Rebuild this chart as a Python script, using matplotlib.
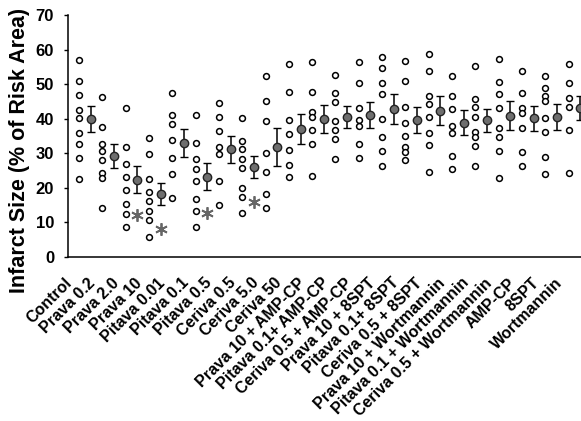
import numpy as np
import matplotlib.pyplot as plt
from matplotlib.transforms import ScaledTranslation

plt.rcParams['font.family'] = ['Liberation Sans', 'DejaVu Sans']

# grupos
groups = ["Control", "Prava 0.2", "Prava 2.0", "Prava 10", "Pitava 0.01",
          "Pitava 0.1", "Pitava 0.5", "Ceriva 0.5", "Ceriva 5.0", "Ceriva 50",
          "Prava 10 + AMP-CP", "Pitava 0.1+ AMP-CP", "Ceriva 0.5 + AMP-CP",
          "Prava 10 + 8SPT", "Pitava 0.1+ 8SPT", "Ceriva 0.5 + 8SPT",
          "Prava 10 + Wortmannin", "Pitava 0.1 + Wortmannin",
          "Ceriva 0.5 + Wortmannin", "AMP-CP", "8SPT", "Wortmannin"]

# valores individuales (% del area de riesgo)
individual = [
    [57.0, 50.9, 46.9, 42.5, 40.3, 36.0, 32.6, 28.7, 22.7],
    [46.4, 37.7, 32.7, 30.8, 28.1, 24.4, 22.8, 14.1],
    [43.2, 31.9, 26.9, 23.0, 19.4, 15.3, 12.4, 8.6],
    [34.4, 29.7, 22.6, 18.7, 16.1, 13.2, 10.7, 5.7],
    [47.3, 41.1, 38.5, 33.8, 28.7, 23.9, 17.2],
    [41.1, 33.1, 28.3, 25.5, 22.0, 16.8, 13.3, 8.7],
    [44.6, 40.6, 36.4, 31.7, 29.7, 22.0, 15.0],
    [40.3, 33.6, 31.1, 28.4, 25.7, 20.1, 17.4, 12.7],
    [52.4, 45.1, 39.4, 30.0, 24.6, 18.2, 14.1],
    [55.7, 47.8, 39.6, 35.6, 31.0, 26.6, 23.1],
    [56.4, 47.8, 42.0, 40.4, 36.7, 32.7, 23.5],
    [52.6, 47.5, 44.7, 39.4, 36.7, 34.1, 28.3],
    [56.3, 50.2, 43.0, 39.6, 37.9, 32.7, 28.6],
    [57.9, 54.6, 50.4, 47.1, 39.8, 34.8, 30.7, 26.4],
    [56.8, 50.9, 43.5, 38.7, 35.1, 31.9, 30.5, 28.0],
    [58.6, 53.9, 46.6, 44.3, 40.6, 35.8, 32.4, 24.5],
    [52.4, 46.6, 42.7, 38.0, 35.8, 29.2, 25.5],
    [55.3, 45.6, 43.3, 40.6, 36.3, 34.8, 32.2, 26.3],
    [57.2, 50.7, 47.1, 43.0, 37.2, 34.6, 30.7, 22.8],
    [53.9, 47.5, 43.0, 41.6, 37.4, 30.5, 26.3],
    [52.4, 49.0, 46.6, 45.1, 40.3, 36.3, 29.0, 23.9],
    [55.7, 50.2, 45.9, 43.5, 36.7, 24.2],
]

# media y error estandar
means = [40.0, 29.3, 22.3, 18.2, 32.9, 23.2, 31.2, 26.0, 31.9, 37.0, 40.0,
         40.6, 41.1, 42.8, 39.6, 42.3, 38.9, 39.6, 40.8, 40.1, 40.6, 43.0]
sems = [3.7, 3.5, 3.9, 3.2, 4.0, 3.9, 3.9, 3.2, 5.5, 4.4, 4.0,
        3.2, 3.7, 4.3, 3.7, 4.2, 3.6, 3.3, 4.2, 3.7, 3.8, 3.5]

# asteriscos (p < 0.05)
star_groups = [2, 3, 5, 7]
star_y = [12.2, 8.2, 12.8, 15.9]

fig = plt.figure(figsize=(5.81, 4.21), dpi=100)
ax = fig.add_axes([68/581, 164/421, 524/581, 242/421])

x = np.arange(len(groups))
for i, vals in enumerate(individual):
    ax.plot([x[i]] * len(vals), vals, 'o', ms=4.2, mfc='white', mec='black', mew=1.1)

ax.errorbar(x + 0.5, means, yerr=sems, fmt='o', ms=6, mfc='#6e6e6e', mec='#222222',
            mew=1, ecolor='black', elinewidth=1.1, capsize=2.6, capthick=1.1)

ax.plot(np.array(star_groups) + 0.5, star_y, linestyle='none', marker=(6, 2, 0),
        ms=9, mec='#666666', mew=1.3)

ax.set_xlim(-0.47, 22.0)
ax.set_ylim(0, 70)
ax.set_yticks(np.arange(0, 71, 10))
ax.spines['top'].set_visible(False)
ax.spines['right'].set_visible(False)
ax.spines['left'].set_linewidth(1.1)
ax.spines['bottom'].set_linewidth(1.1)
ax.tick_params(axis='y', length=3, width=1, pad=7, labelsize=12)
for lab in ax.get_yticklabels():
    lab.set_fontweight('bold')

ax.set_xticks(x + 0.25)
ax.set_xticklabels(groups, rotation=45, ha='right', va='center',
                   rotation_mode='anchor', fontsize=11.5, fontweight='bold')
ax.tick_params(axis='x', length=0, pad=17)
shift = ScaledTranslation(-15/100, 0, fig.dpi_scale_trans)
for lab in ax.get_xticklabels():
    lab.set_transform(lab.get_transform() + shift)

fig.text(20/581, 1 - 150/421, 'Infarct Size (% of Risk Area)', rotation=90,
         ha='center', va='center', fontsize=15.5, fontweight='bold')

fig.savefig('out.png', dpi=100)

Exercise requirements
Pictures stay out. Print the data exactly, from its first line through the line containing "plt.rcParams['font.family'] = ['Liberation".

Answer for the task
Rebuild this chart as a Python script, using matplotlib.
import numpy as np
import matplotlib.pyplot as plt
from matplotlib.transforms import ScaledTranslation

plt.rcParams['font.family'] = ['Liberation Sans', 'DejaVu Sans']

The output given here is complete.